TASK DETAILS
Quote all lines below exactly. Images stay out.

[Begin DATASET CONTENT]

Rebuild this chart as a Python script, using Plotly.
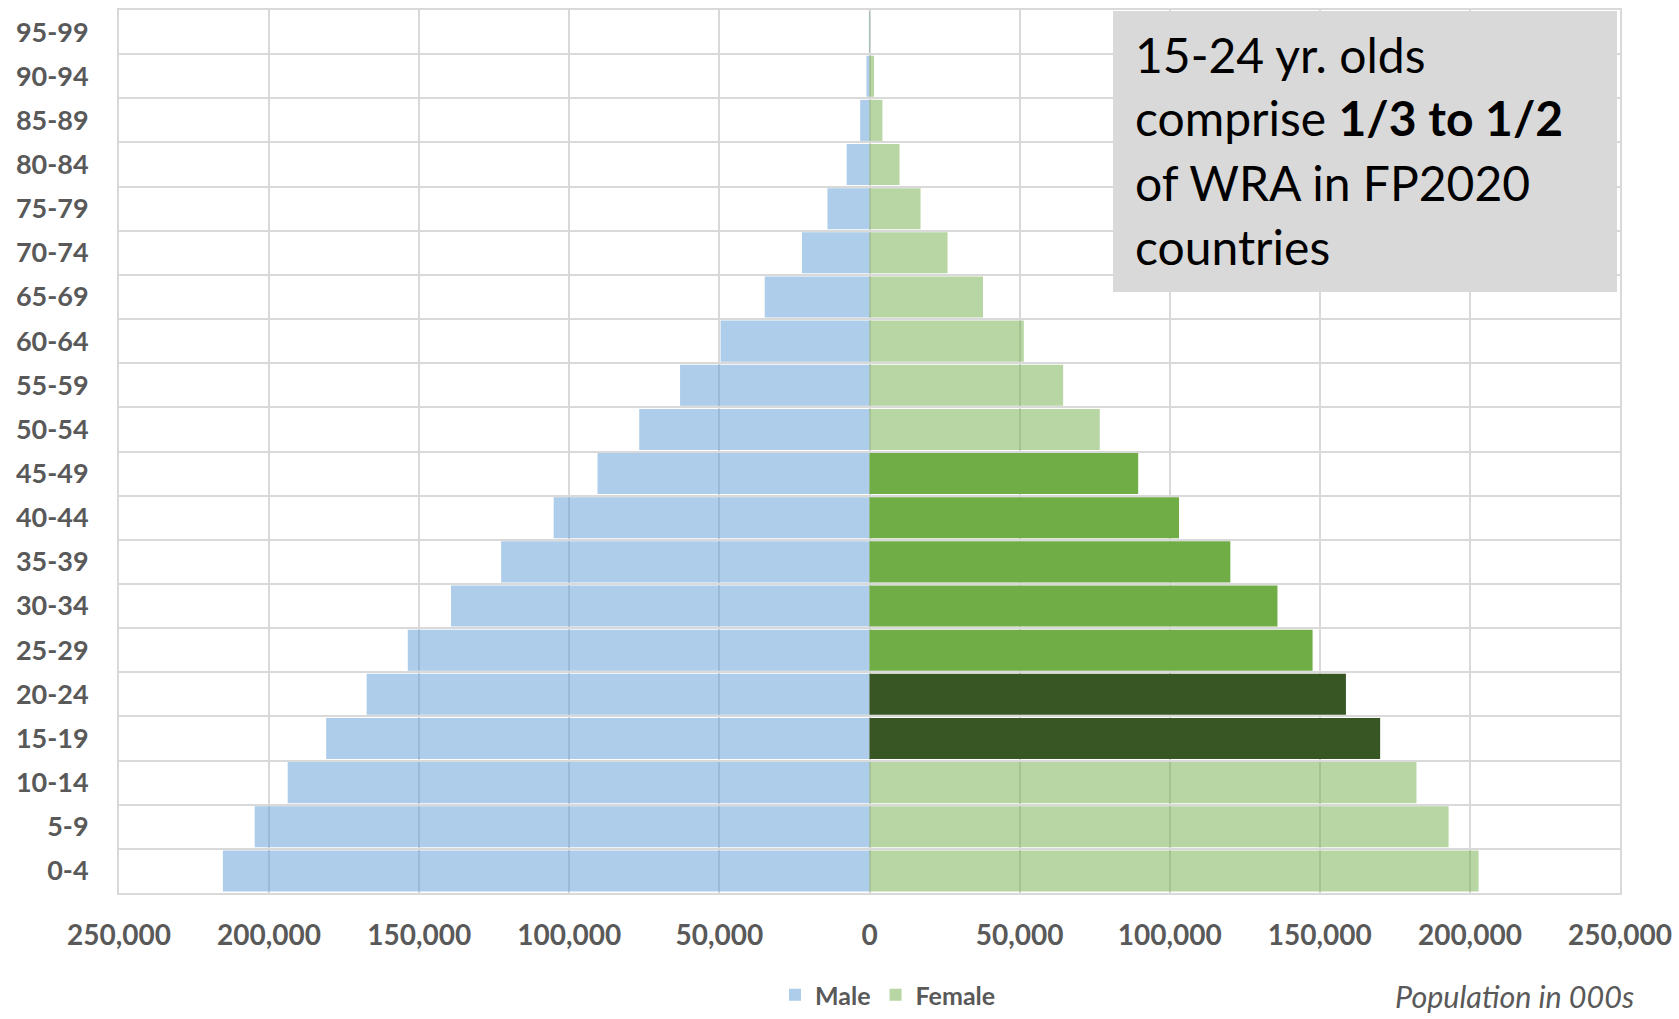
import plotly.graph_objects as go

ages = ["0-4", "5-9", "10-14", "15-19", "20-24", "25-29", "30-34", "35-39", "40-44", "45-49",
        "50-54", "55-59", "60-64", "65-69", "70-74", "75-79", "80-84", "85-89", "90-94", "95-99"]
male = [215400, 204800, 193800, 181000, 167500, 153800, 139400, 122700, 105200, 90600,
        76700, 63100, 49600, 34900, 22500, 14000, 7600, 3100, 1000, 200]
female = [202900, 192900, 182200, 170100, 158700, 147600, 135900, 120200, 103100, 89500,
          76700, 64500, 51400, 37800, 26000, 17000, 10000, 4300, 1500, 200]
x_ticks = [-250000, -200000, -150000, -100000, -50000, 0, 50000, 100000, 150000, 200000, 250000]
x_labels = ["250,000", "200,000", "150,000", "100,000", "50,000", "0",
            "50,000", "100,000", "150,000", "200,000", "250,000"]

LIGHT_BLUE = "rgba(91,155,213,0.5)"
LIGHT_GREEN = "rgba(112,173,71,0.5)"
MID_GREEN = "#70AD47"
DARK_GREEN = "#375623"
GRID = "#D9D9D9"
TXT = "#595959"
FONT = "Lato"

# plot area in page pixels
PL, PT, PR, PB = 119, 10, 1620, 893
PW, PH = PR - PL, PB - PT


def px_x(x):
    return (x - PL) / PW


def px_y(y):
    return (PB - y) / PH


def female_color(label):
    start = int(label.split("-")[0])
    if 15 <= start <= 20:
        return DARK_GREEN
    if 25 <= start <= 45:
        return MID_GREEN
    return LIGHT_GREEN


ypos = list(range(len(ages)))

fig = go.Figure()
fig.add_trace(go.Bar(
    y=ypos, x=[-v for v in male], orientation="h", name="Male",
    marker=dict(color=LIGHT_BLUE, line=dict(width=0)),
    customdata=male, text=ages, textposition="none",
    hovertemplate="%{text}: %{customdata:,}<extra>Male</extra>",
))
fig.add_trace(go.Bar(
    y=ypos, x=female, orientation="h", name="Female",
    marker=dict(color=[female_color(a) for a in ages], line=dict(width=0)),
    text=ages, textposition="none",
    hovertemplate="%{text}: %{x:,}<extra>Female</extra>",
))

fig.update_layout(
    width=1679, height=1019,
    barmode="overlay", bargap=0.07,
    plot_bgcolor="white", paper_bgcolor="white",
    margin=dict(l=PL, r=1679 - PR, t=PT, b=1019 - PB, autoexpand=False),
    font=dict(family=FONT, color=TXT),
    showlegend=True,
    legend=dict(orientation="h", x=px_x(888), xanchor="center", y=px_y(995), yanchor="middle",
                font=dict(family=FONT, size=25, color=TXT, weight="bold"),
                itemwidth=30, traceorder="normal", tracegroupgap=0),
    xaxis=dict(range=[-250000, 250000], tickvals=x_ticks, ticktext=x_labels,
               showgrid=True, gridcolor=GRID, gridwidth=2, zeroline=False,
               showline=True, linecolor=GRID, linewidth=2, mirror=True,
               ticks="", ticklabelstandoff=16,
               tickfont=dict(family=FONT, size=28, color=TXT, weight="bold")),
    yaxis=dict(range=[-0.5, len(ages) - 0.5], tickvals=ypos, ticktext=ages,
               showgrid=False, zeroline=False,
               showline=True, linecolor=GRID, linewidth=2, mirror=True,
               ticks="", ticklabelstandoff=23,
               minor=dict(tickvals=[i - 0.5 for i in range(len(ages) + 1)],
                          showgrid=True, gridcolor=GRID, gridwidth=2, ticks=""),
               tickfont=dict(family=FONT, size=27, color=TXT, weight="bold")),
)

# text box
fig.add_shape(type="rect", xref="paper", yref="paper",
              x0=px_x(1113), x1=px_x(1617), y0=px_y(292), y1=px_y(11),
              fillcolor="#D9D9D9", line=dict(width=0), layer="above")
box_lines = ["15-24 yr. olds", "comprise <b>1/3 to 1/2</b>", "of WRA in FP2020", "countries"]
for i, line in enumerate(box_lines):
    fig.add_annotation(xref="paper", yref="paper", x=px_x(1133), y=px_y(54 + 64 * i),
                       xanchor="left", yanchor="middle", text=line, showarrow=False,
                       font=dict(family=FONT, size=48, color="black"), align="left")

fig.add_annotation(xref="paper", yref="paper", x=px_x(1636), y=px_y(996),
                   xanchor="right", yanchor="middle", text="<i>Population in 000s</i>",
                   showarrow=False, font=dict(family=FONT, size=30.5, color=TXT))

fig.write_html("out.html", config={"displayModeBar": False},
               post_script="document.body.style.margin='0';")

[End DATASET CONTENT]

SOLUTION FOR THIS EXERCISE
Rebuild this chart as a Python script, using Plotly.
import plotly.graph_objects as go

ages = ["0-4", "5-9", "10-14", "15-19", "20-24", "25-29", "30-34", "35-39", "40-44", "45-49",
        "50-54", "55-59", "60-64", "65-69", "70-74", "75-79", "80-84", "85-89", "90-94", "95-99"]
male = [215400, 204800, 193800, 181000, 167500, 153800, 139400, 122700, 105200, 90600,
        76700, 63100, 49600, 34900, 22500, 14000, 7600, 3100, 1000, 200]
female = [202900, 192900, 182200, 170100, 158700, 147600, 135900, 120200, 103100, 89500,
          76700, 64500, 51400, 37800, 26000, 17000, 10000, 4300, 1500, 200]
x_ticks = [-250000, -200000, -150000, -100000, -50000, 0, 50000, 100000, 150000, 200000, 250000]
x_labels = ["250,000", "200,000", "150,000", "100,000", "50,000", "0",
            "50,000", "100,000", "150,000", "200,000", "250,000"]

LIGHT_BLUE = "rgba(91,155,213,0.5)"
LIGHT_GREEN = "rgba(112,173,71,0.5)"
MID_GREEN = "#70AD47"
DARK_GREEN = "#375623"
GRID = "#D9D9D9"
TXT = "#595959"
FONT = "Lato"

# plot area in page pixels
PL, PT, PR, PB = 119, 10, 1620, 893
PW, PH = PR - PL, PB - PT


def px_x(x):
    return (x - PL) / PW


def px_y(y):
    return (PB - y) / PH


def female_color(label):
    start = int(label.split("-")[0])
    if 15 <= start <= 20:
        return DARK_GREEN
    if 25 <= start <= 45:
        return MID_GREEN
    return LIGHT_GREEN


ypos = list(range(len(ages)))

fig = go.Figure()
fig.add_trace(go.Bar(
    y=ypos, x=[-v for v in male], orientation="h", name="Male",
    marker=dict(color=LIGHT_BLUE, line=dict(width=0)),
    customdata=male, text=ages, textposition="none",
    hovertemplate="%{text}: %{customdata:,}<extra>Male</extra>",
))
fig.add_trace(go.Bar(
    y=ypos, x=female, orientation="h", name="Female",
    marker=dict(color=[female_color(a) for a in ages], line=dict(width=0)),
    text=ages, textposition="none",
    hovertemplate="%{text}: %{x:,}<extra>Female</extra>",
))

fig.update_layout(
    width=1679, height=1019,
    barmode="overlay", bargap=0.07,
    plot_bgcolor="white", paper_bgcolor="white",
    margin=dict(l=PL, r=1679 - PR, t=PT, b=1019 - PB, autoexpand=False),
    font=dict(family=FONT, color=TXT),
    showlegend=True,
    legend=dict(orientation="h", x=px_x(888), xanchor="center", y=px_y(995), yanchor="middle",
                font=dict(family=FONT, size=25, color=TXT, weight="bold"),
                itemwidth=30, traceorder="normal", tracegroupgap=0),
    xaxis=dict(range=[-250000, 250000], tickvals=x_ticks, ticktext=x_labels,
               showgrid=True, gridcolor=GRID, gridwidth=2, zeroline=False,
               showline=True, linecolor=GRID, linewidth=2, mirror=True,
               ticks="", ticklabelstandoff=16,
               tickfont=dict(family=FONT, size=28, color=TXT, weight="bold")),
    yaxis=dict(range=[-0.5, len(ages) - 0.5], tickvals=ypos, ticktext=ages,
               showgrid=False, zeroline=False,
               showline=True, linecolor=GRID, linewidth=2, mirror=True,
               ticks="", ticklabelstandoff=23,
               minor=dict(tickvals=[i - 0.5 for i in range(len(ages) + 1)],
                          showgrid=True, gridcolor=GRID, gridwidth=2, ticks=""),
               tickfont=dict(family=FONT, size=27, color=TXT, weight="bold")),
)

# text box
fig.add_shape(type="rect", xref="paper", yref="paper",
              x0=px_x(1113), x1=px_x(1617), y0=px_y(292), y1=px_y(11),
              fillcolor="#D9D9D9", line=dict(width=0), layer="above")
box_lines = ["15-24 yr. olds", "comprise <b>1/3 to 1/2</b>", "of WRA in FP2020", "countries"]
for i, line in enumerate(box_lines):
    fig.add_annotation(xref="paper", yref="paper", x=px_x(1133), y=px_y(54 + 64 * i),
                       xanchor="left", yanchor="middle", text=line, showarrow=False,
                       font=dict(family=FONT, size=48, color="black"), align="left")

fig.add_annotation(xref="paper", yref="paper", x=px_x(1636), y=px_y(996),
                   xanchor="right", yanchor="middle", text="<i>Population in 000s</i>",
                   showarrow=False, font=dict(family=FONT, size=30.5, color=TXT))

fig.write_html("out.html", config={"displayModeBar": False},
               post_script="document.body.style.margin='0';")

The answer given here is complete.